### [What you have to do]
Single out each line with the word "this" and copy it.

#### Stored data

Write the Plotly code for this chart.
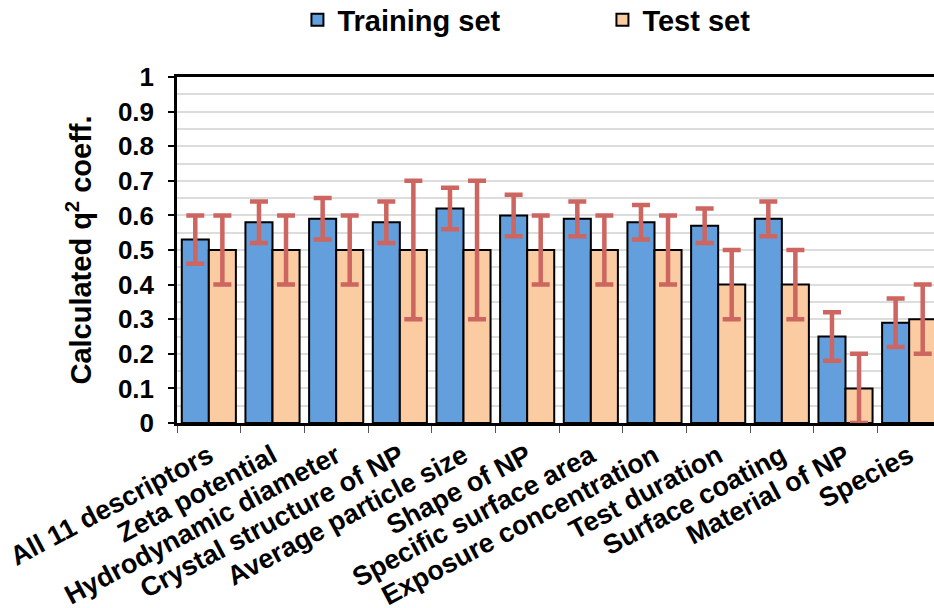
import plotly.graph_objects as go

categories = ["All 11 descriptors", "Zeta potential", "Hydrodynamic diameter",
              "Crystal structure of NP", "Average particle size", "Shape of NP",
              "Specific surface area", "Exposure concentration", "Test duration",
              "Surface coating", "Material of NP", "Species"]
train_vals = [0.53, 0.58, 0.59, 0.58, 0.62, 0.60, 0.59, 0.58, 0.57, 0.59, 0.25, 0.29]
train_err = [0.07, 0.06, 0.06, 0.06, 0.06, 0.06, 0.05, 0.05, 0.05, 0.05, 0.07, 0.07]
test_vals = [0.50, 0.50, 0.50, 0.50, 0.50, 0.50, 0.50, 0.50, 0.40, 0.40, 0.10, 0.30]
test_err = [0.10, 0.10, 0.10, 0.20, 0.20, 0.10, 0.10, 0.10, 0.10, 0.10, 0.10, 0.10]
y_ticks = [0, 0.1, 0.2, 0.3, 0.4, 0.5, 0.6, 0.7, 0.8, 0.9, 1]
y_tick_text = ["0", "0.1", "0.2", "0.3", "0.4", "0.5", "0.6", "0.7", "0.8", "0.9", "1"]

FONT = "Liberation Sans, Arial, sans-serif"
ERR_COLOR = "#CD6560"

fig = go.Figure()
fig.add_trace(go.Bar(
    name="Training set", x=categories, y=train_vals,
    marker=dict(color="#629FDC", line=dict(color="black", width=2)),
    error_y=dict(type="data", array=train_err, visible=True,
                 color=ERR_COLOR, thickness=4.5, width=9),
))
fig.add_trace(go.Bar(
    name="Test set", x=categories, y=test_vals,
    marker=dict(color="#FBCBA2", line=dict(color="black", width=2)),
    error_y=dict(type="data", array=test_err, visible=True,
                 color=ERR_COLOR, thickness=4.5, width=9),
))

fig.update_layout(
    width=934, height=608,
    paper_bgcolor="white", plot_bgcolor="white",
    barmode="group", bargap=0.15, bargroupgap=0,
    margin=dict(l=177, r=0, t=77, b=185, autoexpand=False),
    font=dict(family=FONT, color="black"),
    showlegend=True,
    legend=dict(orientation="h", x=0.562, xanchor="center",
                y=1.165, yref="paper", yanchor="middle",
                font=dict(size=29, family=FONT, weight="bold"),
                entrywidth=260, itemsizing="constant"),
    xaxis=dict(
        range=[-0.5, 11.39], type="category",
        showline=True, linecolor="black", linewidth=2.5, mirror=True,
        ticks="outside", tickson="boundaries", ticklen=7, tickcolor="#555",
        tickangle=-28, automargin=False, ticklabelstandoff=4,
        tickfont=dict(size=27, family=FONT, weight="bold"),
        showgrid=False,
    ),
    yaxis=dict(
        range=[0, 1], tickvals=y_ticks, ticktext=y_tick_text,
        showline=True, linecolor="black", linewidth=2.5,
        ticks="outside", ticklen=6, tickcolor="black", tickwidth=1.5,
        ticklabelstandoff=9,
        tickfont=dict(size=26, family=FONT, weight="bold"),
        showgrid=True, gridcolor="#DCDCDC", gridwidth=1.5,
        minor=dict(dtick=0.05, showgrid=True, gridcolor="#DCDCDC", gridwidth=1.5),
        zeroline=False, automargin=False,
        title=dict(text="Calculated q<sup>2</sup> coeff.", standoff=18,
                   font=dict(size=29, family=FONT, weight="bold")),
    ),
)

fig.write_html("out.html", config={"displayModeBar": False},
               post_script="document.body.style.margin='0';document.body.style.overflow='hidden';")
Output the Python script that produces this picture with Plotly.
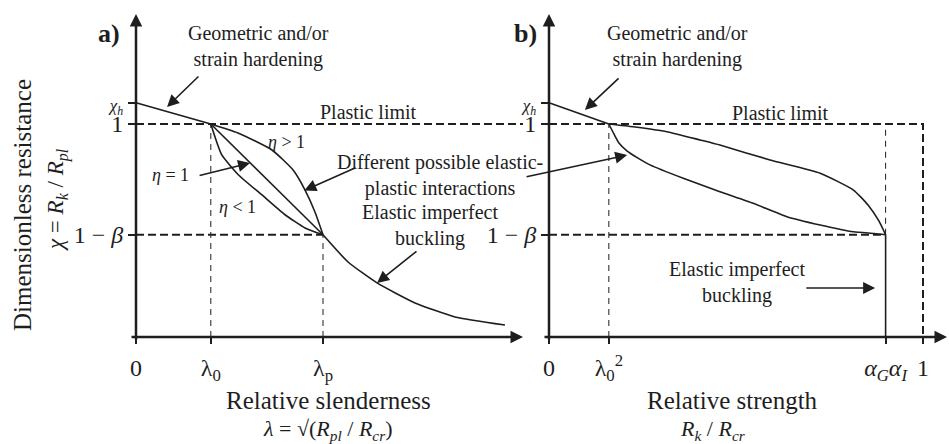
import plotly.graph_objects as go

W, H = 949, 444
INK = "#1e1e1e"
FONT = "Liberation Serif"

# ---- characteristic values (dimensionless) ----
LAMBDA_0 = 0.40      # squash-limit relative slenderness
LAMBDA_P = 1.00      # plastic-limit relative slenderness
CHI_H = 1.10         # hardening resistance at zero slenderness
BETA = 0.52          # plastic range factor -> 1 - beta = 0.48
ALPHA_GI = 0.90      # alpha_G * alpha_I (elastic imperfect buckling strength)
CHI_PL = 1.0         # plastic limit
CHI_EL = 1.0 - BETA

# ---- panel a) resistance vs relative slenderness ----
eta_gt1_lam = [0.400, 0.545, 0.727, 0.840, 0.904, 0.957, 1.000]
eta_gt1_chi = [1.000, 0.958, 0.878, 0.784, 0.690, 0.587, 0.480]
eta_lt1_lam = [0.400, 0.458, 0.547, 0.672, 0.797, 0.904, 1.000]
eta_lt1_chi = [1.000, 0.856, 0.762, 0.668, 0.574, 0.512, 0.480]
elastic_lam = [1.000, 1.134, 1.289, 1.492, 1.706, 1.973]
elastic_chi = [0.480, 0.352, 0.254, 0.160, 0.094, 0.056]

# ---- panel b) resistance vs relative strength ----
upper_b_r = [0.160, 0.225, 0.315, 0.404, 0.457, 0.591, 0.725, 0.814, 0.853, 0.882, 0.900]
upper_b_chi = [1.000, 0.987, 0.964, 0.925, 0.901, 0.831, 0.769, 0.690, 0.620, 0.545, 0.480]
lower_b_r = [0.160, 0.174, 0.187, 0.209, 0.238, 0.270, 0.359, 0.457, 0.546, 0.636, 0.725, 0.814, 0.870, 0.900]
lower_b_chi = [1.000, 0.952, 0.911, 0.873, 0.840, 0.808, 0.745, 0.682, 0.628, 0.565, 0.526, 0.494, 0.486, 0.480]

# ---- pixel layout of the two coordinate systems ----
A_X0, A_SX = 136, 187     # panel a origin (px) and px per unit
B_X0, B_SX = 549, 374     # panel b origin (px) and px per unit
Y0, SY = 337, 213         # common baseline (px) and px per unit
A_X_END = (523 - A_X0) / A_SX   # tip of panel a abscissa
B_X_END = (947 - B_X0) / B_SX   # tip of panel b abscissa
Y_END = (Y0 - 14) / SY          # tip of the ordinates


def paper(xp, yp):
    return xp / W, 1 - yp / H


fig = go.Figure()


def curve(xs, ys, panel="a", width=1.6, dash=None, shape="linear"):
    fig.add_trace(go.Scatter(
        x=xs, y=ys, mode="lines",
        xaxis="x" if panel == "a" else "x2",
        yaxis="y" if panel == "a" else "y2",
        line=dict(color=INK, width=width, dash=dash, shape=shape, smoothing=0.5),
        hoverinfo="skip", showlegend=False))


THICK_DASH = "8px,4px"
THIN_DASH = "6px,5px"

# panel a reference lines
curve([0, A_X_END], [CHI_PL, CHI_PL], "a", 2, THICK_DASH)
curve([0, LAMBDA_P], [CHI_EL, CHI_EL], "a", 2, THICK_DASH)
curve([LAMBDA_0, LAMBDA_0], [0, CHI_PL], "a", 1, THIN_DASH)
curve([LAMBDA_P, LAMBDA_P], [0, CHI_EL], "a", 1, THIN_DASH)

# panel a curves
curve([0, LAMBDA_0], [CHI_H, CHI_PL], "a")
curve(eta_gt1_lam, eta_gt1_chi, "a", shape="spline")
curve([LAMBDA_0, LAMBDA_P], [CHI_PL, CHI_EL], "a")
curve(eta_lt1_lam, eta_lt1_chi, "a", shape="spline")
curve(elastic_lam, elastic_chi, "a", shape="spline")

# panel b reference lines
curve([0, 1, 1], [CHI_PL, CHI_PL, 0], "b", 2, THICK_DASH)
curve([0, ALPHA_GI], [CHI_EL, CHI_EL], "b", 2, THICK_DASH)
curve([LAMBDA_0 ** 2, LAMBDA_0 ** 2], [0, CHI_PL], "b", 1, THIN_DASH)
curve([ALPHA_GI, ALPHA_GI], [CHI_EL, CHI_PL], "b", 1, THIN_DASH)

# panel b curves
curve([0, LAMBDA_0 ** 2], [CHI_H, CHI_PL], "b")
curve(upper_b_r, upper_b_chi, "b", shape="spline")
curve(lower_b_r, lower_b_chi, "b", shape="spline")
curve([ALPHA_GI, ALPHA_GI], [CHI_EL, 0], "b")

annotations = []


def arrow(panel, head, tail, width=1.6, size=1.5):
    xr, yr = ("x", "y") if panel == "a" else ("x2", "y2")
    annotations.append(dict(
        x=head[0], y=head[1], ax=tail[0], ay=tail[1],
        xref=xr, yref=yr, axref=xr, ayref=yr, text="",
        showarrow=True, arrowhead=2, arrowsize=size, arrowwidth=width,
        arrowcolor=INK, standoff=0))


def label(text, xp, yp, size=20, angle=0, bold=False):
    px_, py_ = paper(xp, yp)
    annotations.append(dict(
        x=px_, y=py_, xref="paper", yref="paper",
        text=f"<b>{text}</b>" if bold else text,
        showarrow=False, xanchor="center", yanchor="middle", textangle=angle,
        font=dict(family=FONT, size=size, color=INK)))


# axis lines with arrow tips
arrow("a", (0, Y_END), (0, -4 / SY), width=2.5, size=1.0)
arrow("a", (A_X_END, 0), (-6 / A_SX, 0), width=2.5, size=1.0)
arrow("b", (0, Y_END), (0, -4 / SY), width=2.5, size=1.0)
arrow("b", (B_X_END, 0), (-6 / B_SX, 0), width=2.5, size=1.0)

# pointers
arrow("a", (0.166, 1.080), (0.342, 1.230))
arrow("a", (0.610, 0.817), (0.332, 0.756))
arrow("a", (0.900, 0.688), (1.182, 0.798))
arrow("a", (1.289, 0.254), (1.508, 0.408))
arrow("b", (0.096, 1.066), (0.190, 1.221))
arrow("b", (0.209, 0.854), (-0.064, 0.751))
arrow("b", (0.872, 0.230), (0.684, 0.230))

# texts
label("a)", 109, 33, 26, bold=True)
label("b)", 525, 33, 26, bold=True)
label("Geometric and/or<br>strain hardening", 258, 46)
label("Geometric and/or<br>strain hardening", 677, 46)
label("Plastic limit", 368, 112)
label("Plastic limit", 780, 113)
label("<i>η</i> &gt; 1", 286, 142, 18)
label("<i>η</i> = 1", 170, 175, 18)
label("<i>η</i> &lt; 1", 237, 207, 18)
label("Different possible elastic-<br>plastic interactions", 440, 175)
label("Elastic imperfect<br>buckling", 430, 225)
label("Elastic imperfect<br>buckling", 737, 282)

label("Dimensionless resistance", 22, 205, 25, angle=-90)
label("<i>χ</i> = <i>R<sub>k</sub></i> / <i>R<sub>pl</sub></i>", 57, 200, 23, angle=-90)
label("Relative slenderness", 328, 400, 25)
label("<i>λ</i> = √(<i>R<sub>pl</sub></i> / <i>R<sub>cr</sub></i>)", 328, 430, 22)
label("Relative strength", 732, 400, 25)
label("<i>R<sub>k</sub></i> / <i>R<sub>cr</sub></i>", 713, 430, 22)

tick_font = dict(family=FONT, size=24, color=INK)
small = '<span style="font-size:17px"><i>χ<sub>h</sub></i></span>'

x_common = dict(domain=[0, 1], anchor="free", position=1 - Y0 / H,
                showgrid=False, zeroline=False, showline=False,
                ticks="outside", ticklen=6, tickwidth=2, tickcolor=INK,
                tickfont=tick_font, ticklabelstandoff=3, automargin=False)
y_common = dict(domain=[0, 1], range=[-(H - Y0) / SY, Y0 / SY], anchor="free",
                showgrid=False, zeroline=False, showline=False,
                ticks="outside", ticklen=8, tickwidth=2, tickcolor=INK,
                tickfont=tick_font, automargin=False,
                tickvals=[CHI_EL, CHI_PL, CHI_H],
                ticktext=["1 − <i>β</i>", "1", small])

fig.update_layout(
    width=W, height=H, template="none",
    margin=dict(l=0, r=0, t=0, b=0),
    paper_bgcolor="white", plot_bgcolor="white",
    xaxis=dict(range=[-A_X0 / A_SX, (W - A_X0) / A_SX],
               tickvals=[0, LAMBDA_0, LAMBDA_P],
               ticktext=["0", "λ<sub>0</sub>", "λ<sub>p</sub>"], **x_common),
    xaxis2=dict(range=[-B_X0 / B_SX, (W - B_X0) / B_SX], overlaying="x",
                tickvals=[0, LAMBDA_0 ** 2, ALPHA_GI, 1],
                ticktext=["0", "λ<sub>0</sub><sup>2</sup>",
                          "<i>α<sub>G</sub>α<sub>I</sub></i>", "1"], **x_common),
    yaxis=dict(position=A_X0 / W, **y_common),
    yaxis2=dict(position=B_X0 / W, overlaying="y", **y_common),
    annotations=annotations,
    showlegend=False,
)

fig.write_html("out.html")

########

### [Exercise output]
Write the Plotly code for this chart.
Output the Python script that produces this picture with Plotly.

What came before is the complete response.